- Collected material:
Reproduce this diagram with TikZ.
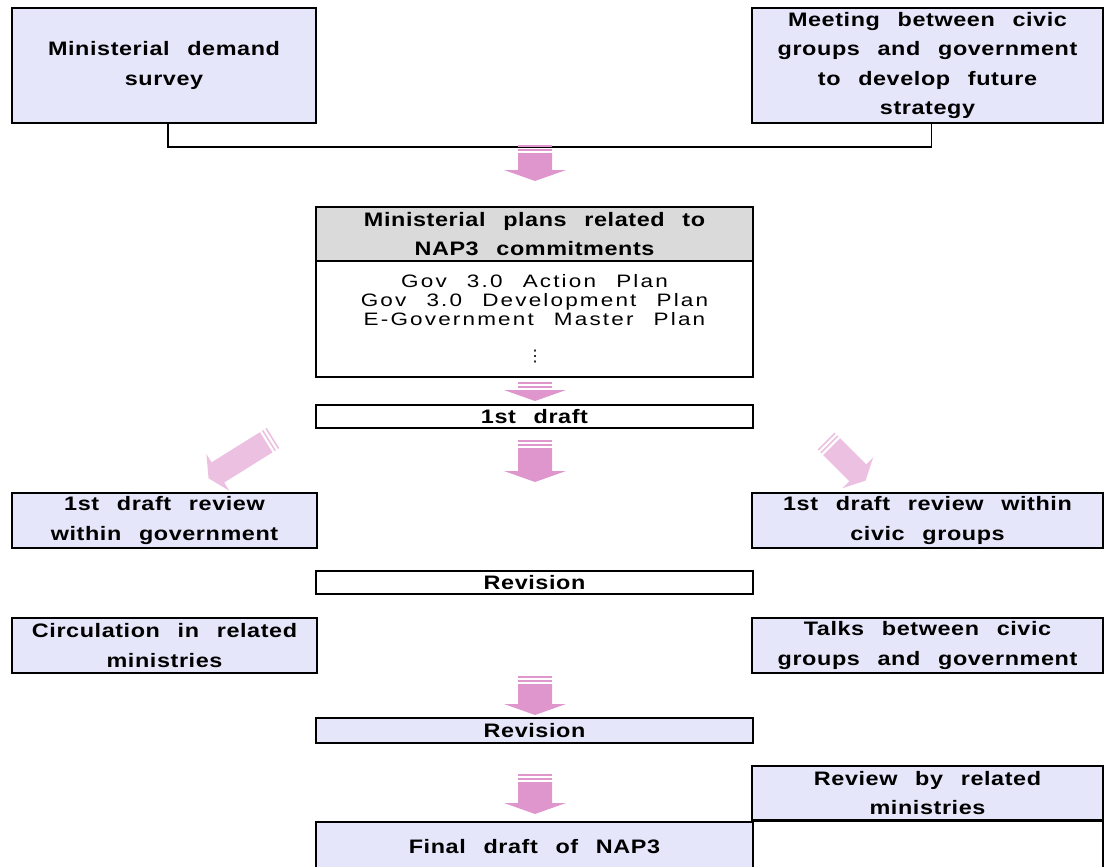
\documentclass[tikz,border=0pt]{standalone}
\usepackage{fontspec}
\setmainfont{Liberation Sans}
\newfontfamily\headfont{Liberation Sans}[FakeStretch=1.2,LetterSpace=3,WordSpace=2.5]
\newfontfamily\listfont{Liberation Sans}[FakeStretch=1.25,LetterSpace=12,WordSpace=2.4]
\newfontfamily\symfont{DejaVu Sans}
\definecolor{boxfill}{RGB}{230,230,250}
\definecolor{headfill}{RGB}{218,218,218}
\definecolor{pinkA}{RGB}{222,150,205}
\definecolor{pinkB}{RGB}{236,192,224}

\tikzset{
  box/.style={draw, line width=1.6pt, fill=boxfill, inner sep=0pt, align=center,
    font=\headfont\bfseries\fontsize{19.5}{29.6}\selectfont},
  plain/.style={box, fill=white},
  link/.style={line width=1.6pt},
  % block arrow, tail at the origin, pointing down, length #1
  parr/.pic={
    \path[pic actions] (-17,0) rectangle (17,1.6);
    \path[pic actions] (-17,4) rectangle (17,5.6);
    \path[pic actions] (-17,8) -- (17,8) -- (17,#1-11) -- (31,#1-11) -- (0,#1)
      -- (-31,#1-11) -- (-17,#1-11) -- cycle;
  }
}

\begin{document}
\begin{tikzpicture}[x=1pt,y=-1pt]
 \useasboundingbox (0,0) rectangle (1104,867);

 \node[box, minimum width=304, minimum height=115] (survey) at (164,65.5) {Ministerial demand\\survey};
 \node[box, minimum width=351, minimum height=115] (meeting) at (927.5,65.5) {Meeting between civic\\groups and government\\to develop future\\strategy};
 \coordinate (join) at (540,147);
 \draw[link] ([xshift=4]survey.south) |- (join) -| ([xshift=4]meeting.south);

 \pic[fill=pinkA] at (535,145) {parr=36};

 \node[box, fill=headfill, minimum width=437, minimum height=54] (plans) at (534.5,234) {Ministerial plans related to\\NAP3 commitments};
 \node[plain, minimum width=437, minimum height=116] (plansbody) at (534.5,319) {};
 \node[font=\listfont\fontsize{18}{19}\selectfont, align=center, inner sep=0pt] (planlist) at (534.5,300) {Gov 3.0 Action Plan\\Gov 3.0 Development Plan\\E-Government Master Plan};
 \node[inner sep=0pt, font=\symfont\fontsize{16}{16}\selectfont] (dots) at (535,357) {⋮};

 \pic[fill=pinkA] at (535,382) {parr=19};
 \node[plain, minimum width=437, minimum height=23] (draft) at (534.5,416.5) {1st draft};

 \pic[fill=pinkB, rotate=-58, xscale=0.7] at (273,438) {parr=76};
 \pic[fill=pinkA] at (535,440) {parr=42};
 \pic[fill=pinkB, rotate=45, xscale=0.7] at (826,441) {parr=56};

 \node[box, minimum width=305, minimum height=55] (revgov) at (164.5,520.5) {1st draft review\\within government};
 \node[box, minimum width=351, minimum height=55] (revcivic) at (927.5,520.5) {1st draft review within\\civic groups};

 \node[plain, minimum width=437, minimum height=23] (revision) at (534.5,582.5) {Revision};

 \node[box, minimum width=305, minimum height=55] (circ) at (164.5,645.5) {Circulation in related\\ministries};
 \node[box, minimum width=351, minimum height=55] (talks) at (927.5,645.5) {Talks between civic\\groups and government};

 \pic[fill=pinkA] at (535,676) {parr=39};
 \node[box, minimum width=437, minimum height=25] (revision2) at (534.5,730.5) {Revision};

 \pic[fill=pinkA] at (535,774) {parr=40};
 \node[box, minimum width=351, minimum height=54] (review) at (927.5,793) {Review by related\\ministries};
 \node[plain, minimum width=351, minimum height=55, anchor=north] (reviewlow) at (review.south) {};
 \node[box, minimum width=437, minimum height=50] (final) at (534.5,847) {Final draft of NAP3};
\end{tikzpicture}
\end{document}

- Exercise objective:
Reproduce each line exactly, please, except for any pictures.

- Answer to this task:
Reproduce this diagram with TikZ.
\documentclass[tikz,border=0pt]{standalone}
\usepackage{fontspec}
\setmainfont{Liberation Sans}
\newfontfamily\headfont{Liberation Sans}[FakeStretch=1.2,LetterSpace=3,WordSpace=2.5]
\newfontfamily\listfont{Liberation Sans}[FakeStretch=1.25,LetterSpace=12,WordSpace=2.4]
\newfontfamily\symfont{DejaVu Sans}
\definecolor{boxfill}{RGB}{230,230,250}
\definecolor{headfill}{RGB}{218,218,218}
\definecolor{pinkA}{RGB}{222,150,205}
\definecolor{pinkB}{RGB}{236,192,224}

\tikzset{
  box/.style={draw, line width=1.6pt, fill=boxfill, inner sep=0pt, align=center,
    font=\headfont\bfseries\fontsize{19.5}{29.6}\selectfont},
  plain/.style={box, fill=white},
  link/.style={line width=1.6pt},
  % block arrow, tail at the origin, pointing down, length #1
  parr/.pic={
    \path[pic actions] (-17,0) rectangle (17,1.6);
    \path[pic actions] (-17,4) rectangle (17,5.6);
    \path[pic actions] (-17,8) -- (17,8) -- (17,#1-11) -- (31,#1-11) -- (0,#1)
      -- (-31,#1-11) -- (-17,#1-11) -- cycle;
  }
}

\begin{document}
\begin{tikzpicture}[x=1pt,y=-1pt]
 \useasboundingbox (0,0) rectangle (1104,867);

 \node[box, minimum width=304, minimum height=115] (survey) at (164,65.5) {Ministerial demand\\survey};
 \node[box, minimum width=351, minimum height=115] (meeting) at (927.5,65.5) {Meeting between civic\\groups and government\\to develop future\\strategy};
 \coordinate (join) at (540,147);
 \draw[link] ([xshift=4]survey.south) |- (join) -| ([xshift=4]meeting.south);

 \pic[fill=pinkA] at (535,145) {parr=36};

 \node[box, fill=headfill, minimum width=437, minimum height=54] (plans) at (534.5,234) {Ministerial plans related to\\NAP3 commitments};
 \node[plain, minimum width=437, minimum height=116] (plansbody) at (534.5,319) {};
 \node[font=\listfont\fontsize{18}{19}\selectfont, align=center, inner sep=0pt] (planlist) at (534.5,300) {Gov 3.0 Action Plan\\Gov 3.0 Development Plan\\E-Government Master Plan};
 \node[inner sep=0pt, font=\symfont\fontsize{16}{16}\selectfont] (dots) at (535,357) {⋮};

 \pic[fill=pinkA] at (535,382) {parr=19};
 \node[plain, minimum width=437, minimum height=23] (draft) at (534.5,416.5) {1st draft};

 \pic[fill=pinkB, rotate=-58, xscale=0.7] at (273,438) {parr=76};
 \pic[fill=pinkA] at (535,440) {parr=42};
 \pic[fill=pinkB, rotate=45, xscale=0.7] at (826,441) {parr=56};

 \node[box, minimum width=305, minimum height=55] (revgov) at (164.5,520.5) {1st draft review\\within government};
 \node[box, minimum width=351, minimum height=55] (revcivic) at (927.5,520.5) {1st draft review within\\civic groups};

 \node[plain, minimum width=437, minimum height=23] (revision) at (534.5,582.5) {Revision};

 \node[box, minimum width=305, minimum height=55] (circ) at (164.5,645.5) {Circulation in related\\ministries};
 \node[box, minimum width=351, minimum height=55] (talks) at (927.5,645.5) {Talks between civic\\groups and government};

 \pic[fill=pinkA] at (535,676) {parr=39};
 \node[box, minimum width=437, minimum height=25] (revision2) at (534.5,730.5) {Revision};

 \pic[fill=pinkA] at (535,774) {parr=40};
 \node[box, minimum width=351, minimum height=54] (review) at (927.5,793) {Review by related\\ministries};
 \node[plain, minimum width=351, minimum height=55, anchor=north] (reviewlow) at (review.south) {};
 \node[box, minimum width=437, minimum height=50] (final) at (534.5,847) {Final draft of NAP3};
\end{tikzpicture}
\end{document}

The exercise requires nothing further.